I thought about that yesterday when I passed a restaurant near our house that had recently closed.  There was a “for rent” sign hanging in the window of the empty building.  As I drove by I wondered if the owner knew why it didn’t make it?  Because I did.

We used to stop in there.  They had a good location, fair prices and a decent menu.  It was small but convenient.  Perfect for a quick meal on the way to the ball fields or a “to-go” order when we didn’t feel like cooking.  But we stopped going.

It had nothing to do with the economy, competition or any of the other reasons owners usually cite for closing.  It had to do with a couple of bad experiences.  One time our order was messed up.  The other our food was undercooked.  We didn’t complain or ask to speak to a manager.  We just quietly decided to stop eating there.

I know, I know.  We should have said something.  We should have given them a chance to make it right.  But what can I say?  We’re typical customers.  We don’t complain to those who can do something about it.  We complain to our friends.  And then they stop going there as well.

That’s just reality.  If you’re a business owner it’s up to you.  People aren’t going to tell you what’s wrong.  You have to listen and watch.  The same is true for pastors and church leaders.  Most people won’t complain when they have a negative experience at your church.  They’ll just quietly leave.  The complainers always stay.  🙂

That’s why we have to be proactive.  Wake up.  Look around.  Ask questions.  Listen.  Lead.  We can’t sit by and hope things get better.  We have to step up and do something.  Improve what needs improved.  Change what needs changed.  We have to raise our awareness because if we’re the last to see the problem then we’ve got a real problem.

So how does your church address this issue?  How do you evaluate and gather feedback?  How do you listen and gather info? 

2 thoughts on “What Failing Businesses and Churches Have in Common

  1. I love my church they are open to suggestions and are a very open arms loving church!
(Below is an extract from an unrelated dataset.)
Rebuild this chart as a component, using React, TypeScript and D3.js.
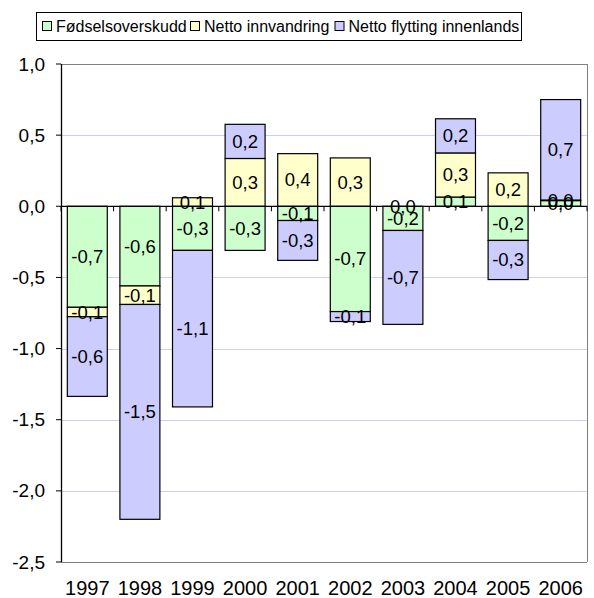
import React from "react";
import * as d3 from "d3";

const years = ["1997", "1998", "1999", "2000", "2001", "2002", "2003", "2004", "2005", "2006"];
const seriesNames = ["Fødselsoverskudd", "Netto innvandring", "Netto flytting innenlands"];
const fodsel = [-0.71, -0.56, -0.31, -0.31, -0.1, -0.74, -0.17, 0.065, -0.24, 0.04];
const innvandring = [-0.066, -0.13, 0.06, 0.336, 0.37, 0.34, 0.0, 0.31, 0.235, 0.004];
const flytting = [-0.56, -1.51, -1.1, 0.24, -0.28, -0.07, -0.66, 0.24, -0.275, 0.706];
const yTicks = [1.0, 0.5, 0.0, -0.5, -1.0, -1.5, -2.0, -2.5];
const colors = ["#ccffcc", "#ffffcc", "#ccccff"];

const W = 594, H = 598;
const left = 61, right = 587, top = 64, bottom = 562;

const fmt = (v: number) => d3.format(".1f")(v).replace(".", ",").replace("−", "-");

export default function App() {
  const keys = ["g", "y", "p"];
  const rows = years.map((yr, i) => ({ year: yr, g: fodsel[i], y: innvandring[i], p: flytting[i] }));
  const stacked = d3.stack<any>().keys(keys).offset(d3.stackOffsetDiverging)(rows);

  const x = d3.scaleBand<string>().domain(years).range([left, right]).paddingInner(0.24).paddingOuter(0.12);
  const yS = d3.scaleLinear().domain([-2.5, 1]).range([bottom, top]);
  const step = (right - left) / years.length;
  const font = "Arial, 'Liberation Sans', sans-serif";

  const legendItems = [
    { sq: 42, tx: 56 },
    { sq: 190, tx: 204 },
    { sq: 334.5, tx: 348.5 },
  ];

  return (
    <svg width={W} height={H} style={{ position: "absolute", left: 0, top: 0, fontFamily: font }}>
      <rect x={0} y={0} width={W} height={H} fill="#fff" />
      {/* gridlines */}
      {yTicks.filter((t) => t !== 0 && t !== 1 && t !== -2.5).map((t) => (
        <line key={"g" + t} x1={left} x2={right} y1={Math.round(yS(t)) + 0.5} y2={Math.round(yS(t)) + 0.5} stroke="#ccccff" strokeWidth={1} />
      ))}
      {/* plot border */}
      <line x1={left} x2={right} y1={top + 0.5} y2={top + 0.5} stroke="#808080" />
      <line x1={right + 0.5} x2={right + 0.5} y1={top} y2={bottom} stroke="#808080" />
      <line x1={left} x2={right} y1={bottom + 0.5} y2={bottom + 0.5} stroke="#808080" />
      {/* bars */}
      {stacked.map((s, si) =>
        s.map((d, i) => {
          const y0 = yS(Math.max(d[0], d[1]));
          const y1 = yS(Math.min(d[0], d[1]));
          return (
            <rect key={si + "-" + i} x={x(years[i])!} y={y0} width={x.bandwidth()} height={Math.max(0, y1 - y0)}
              fill={colors[si]} stroke="#000" strokeWidth={1.2} />
          );
        })
      )}
      {/* zero axis */}
      <line x1={left} x2={right} y1={yS(0)} y2={yS(0)} stroke="#000" strokeWidth={1.3} />
      {d3.range(years.length + 1).map((i) => (
        <line key={"xt" + i} x1={left + i * step} x2={left + i * step} y1={yS(0)} y2={yS(0) + 5} stroke="#000" />
      ))}
      {/* y axis */}
      <line x1={left + 0.5} x2={left + 0.5} y1={top} y2={bottom} stroke="#000" strokeWidth={1.3} />
      {yTicks.map((t) => (
        <g key={"yt" + t}>
          <line x1={left - 5} x2={left} y1={yS(t)} y2={yS(t)} stroke="#000" />
          <text x={45} y={yS(t)} textAnchor="end" dominantBaseline="central" fontSize={19} fill="#000">
            {fmt(t)}
          </text>
        </g>
      ))}
      {/* labels */}
      {stacked.map((s, si) =>
        s.map((d, i) => {
          const v = [fodsel, innvandring, flytting][si][i];
          const cy = yS((d[0] + d[1]) / 2);
          return (
            <text key={"l" + si + "-" + i} x={x(years[i])! + x.bandwidth() / 2} y={cy} textAnchor="middle"
              dominantBaseline="central" fontSize={18.5} fill="#000">
              {fmt(v)}
            </text>
          );
        })
      )}
      {/* x labels */}
      {years.map((yr) => (
        <text key={"x" + yr} x={x(yr)! + x.bandwidth() / 2} y={588} textAnchor="middle" dominantBaseline="central" fontSize={20} fill="#000">
          {yr}
        </text>
      ))}
      {/* legend */}
      <rect x={36.5} y={12.5} width={485} height={28} fill="#fff" stroke="#000" />
      {seriesNames.map((n, i) => (
        <g key={"lg" + i}>
          <rect x={legendItems[i].sq + 0.5} y={21.5} width={9} height={9} fill={colors[i]} stroke="#000" />
          <text x={legendItems[i].tx} y={26.5} dominantBaseline="central" fontSize={16} fill="#000">
            {n}
          </text>
        </g>
      ))}
    </svg>
  );
}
I loved the celebration of the Lords Supper I am sure some were uncomfortable with it, but I loved sharing it with others! I hope that we do it again!

  2. Don’t you know that the older generations do not listen to the younger? They just speak and all are expected to listen and obey. Then when we don’t, we are accused of being immature, untrustworthy, and incompetent. We are also told to be nice to her since she is old. Now I respect older people but I don’t think that every idea should be able to be held hostage by an old person. Now, suggestions with a large donation behind them seem to receive consideration. However, most suggestions can still be shot down by one old person raising a complaint.